Yes, in the sense that if he does not contact her, she COULD think he may be losing interest. But no in the sense that her thinking that doesn't hurt his chances. The problem most guys have is they think too logically about what would happen if he stops contacting her. In his head, the equation goes like this:

She likes me + me not contacting her = Her thinking I don't like her, which will lower interest

But they forget about one crucial part of the equation: her ego. And her ego is not going to like the fact that a guy who supposedly likes her is suddenly not contacting her. Why? Because the ego wants to think it's the shiznit, and that she has what it takes to keep a guy around... so, when you show her a good time and then go no contact for a few days, the equation in her head actually looks more like this:

She likes me + me not contacting her = Her thinking I might not like her, which will cause her ego to fight to prove otherwise thus INCREASING her interest

Were he to go on this trip and not contact her at all, her ego would go into the mind state of wondering WHY he's not contacting her, and pondering what SHE may have done wrong to cause this to happen. Because she wants to believe she can actually attract and keep a guy, her ego is going to make her do everything she can to prove to herself that you still find her desirable. The effect of that is her reaching out to YOU, sending YOU text first, offering up date ideas and being willing to pick YOU up and take YOU out, and ask YOU when YOU are coming back to town so she can show YOU a good time (either out on the town or in the sack).

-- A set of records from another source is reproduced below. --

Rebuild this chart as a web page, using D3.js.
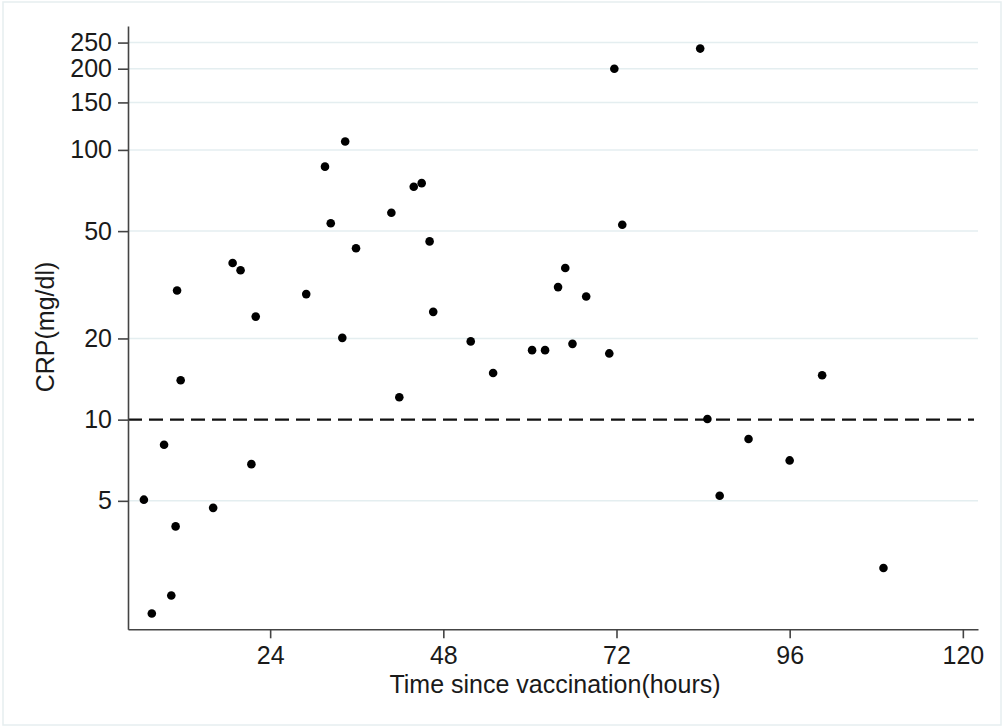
<!DOCTYPE html>
<html>
<head>
<meta charset="utf-8">
<script src="https://cdn.jsdelivr.net/npm/d3@7"></script>
<style>
  body { margin: 0; background: #fff; }
  #chart { width: 1003px; height: 727px; }
  text { font-family: "Liberation Sans", Arial, sans-serif; fill: #1a1a1a; }
</style>
</head>
<body>
<div id="chart"></div>
<script>
// hours since vaccination and CRP (mg/dl)
const hours = [6.5, 7.6, 9.3, 10.3, 10.9, 11.1, 11.6, 16.1, 18.8, 19.9, 21.4, 22.0,
    29.0, 31.6, 32.4, 34.0, 34.4, 35.9, 40.8, 41.9, 43.9, 45.0, 46.1, 46.6,
    51.8, 54.9, 60.3, 62.1, 63.9, 64.9, 65.9, 67.8, 71.0, 71.7, 72.8,
    83.6, 84.6, 86.3, 90.3, 96.0, 100.5, 109.0];
const crp = [5.05, 1.91, 8.07, 2.23, 4.02, 30.1, 14.0, 4.71, 38.1, 35.8, 6.84, 24.1,
    29.2, 86.7, 53.5, 20.1, 107.4, 43.2, 58.5, 12.1, 73.0, 75.3, 45.8, 25.1,
    19.5, 14.9, 18.1, 18.1, 31.0, 36.5, 19.1, 28.6, 17.6, 200, 52.8,
    237.5, 10.05, 5.22, 8.48, 7.06, 14.6, 2.82];

const xTicks = [24, 48, 72, 96, 120];
const yTicks = [5, 10, 20, 50, 100, 150, 200, 250];
const cutoff = 10;

const points = hours.map((h, i) => ({h: h, v: crp[i]}));

const W = 1003, H = 727;
// plot area edges
const plot = {left: 128, right: 978, top: 26, bottom: 629.3};

const svg = d3.select("#chart").append("svg")
    .attr("width", W)
    .attr("height", H);

// thin frame round the whole graph
svg.append("rect")
    .attr("x", 3).attr("y", 2)
    .attr("width", 998).attr("height", 723)
    .attr("fill", "none")
    .attr("stroke", "#e6eef0")
    .attr("stroke-width", 1.5);

const x = d3.scaleLinear().domain([4.3, 122.1]).range([plot.left, plot.right]);
const y = d3.scaleLog().domain([1.67, 288]).range([plot.bottom, plot.top]);

// grid lines (the cutoff gets a dashed line instead)
svg.append("g")
    .selectAll("line")
    .data(yTicks.filter(d => d !== cutoff))
    .join("line")
    .attr("x1", plot.left).attr("x2", plot.right)
    .attr("y1", d => y(d)).attr("y2", d => y(d))
    .attr("stroke", "#e4eef0")
    .attr("stroke-width", 1.5);

svg.append("line")
    .attr("x1", plot.left).attr("x2", 974)
    .attr("y1", y(cutoff)).attr("y2", y(cutoff))
    .attr("stroke", "#111")
    .attr("stroke-width", 2.2)
    .attr("stroke-dasharray", "14,7");

// axes
const yAxis = svg.append("g")
    .attr("transform", "translate(" + plot.left + ",0)")
    .call(d3.axisLeft(y).tickValues(yTicks).tickFormat(d3.format("d"))
        .tickSize(10).tickPadding(6).tickSizeOuter(0));

const xAxis = svg.append("g")
    .attr("transform", "translate(0," + plot.bottom + ")")
    .call(d3.axisBottom(x).tickValues(xTicks).tickFormat(d3.format("d"))
        .tickSize(9).tickPadding(8).tickSizeOuter(0));

[yAxis, xAxis].forEach(function(a) {
    a.select(".domain").attr("stroke", "#444").attr("stroke-width", 1.6);
    a.selectAll(".tick line").attr("stroke", "#444").attr("stroke-width", 1.6);
    a.selectAll(".tick text")
        .attr("font-size", "25px")
        .attr("fill", "#1a1a1a")
        .style("font-family", "'Liberation Sans', Arial, sans-serif");
});

// axis titles
svg.append("text")
    .attr("x", 555)
    .attr("y", 693)
    .attr("text-anchor", "middle")
    .attr("font-size", "25px")
    .text("Time since vaccination(hours)");

svg.append("text")
    .attr("transform", "translate(54,327) rotate(-90)")
    .attr("text-anchor", "middle")
    .attr("font-size", "25px")
    .text("CRP(mg/dl)");

// the dots
svg.append("g")
    .selectAll("circle")
    .data(points)
    .join("circle")
    .attr("cx", d => x(d.h))
    .attr("cy", d => y(d.v))
    .attr("r", 4.3)
    .attr("fill", "#000");
</script>
</body>
</html>
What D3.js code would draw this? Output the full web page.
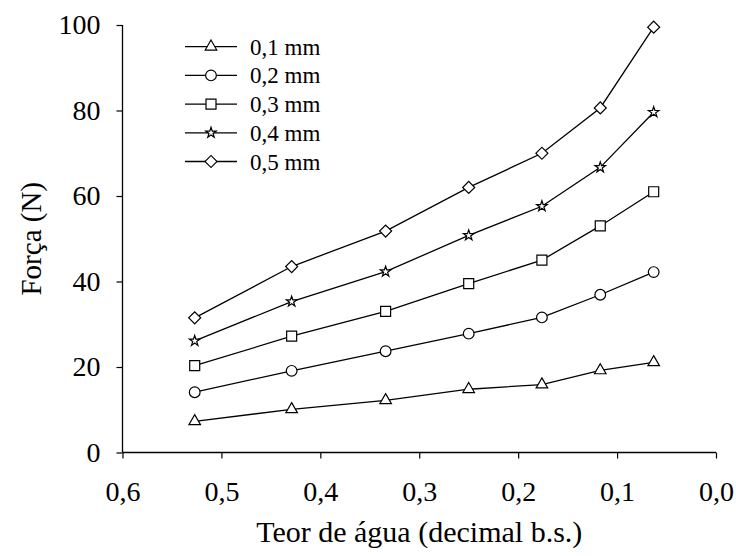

Basically, not texting a girl all the time allows her to feel what it would be like if you just walked away - and having the ability to be able to walk away from a situation with a girl if it's not to your liking is the MOST POWERFUL TOOL ANY MAN HAS AT HIS DISPOSAL TO HELP HIM KEEP WOMEN because it shows you're not desperate, needy, and that you view yourself as a desired man that any woman would be lucky to have. So, if she starts assuming he may not be interested, GREAT - if she likes him, that feeling will only make her want to work HARDER to keep his attention, which is what you want the girl to be doing in the first place :)
Very good sh*t, save this and read this whenever you start missing conversating with a girl that's interested in you.